Mais dans le même ordre d’idée, le coup de dés des Humanoïdes Associés, la revue Shogun, est en train de frémir à l’international, par un effet de curiosité sans doute, mais aussi par souci de la part des éditeurs de diversifier l’offre des mangas, finalement elle aussi très formatée.

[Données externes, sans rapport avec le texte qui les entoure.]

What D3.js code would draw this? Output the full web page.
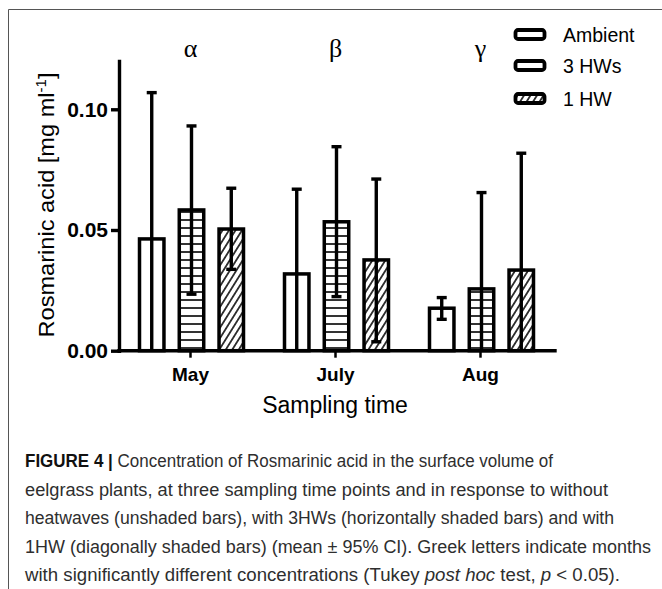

ActuaBD à Francfort à propos du "Marché international de la BD en 2006"
De gauche à droite : Didier Pasamonik (ActuaBD), Rafael Martinez (Norma Editorial), Claudio Curcio (Comicon Napoli), Heewon Chung (Netcomics.com), Chigusa Ogino (Tuttle Mori Agency), Chuck Rosanski (Mile High Comics) et l’animateur du débat Andreas Dierks (Comic.de). Photo : G. Dorison.

Faszination Comic

Toutes ces questions étaient au cœur des débats organisés par la foire dans un espace spécialement dédié à la bande dessinée pour la septième année consécutive : Faszination Comic. On pouvait y admirer une exposition des planches du Vol du Corbeau de Gibrat et assister à une série de rencontres notamment avec Jeff Smith, l’auteur de Bone, avec José-Luis Munuera venu présenter son Spirou à Tôkyô, Brösel l’auteur du best-seller allemand Werner qui fête cette année ses 25 ans, sur l’autocensure, sur le phénomène des mangas et ses conséquences culturelles, sur la déclinaison en cartes à jouer de Yu-Gi-Oh, sur les jeunes cartoonists allemands et sur le marché international de la bande dessinée en 2006 où votre serviteur représentait ActuaBD. Un Cosplay, un spectacle toujours payant quand il faut séduire les médias, clôturait le week-end.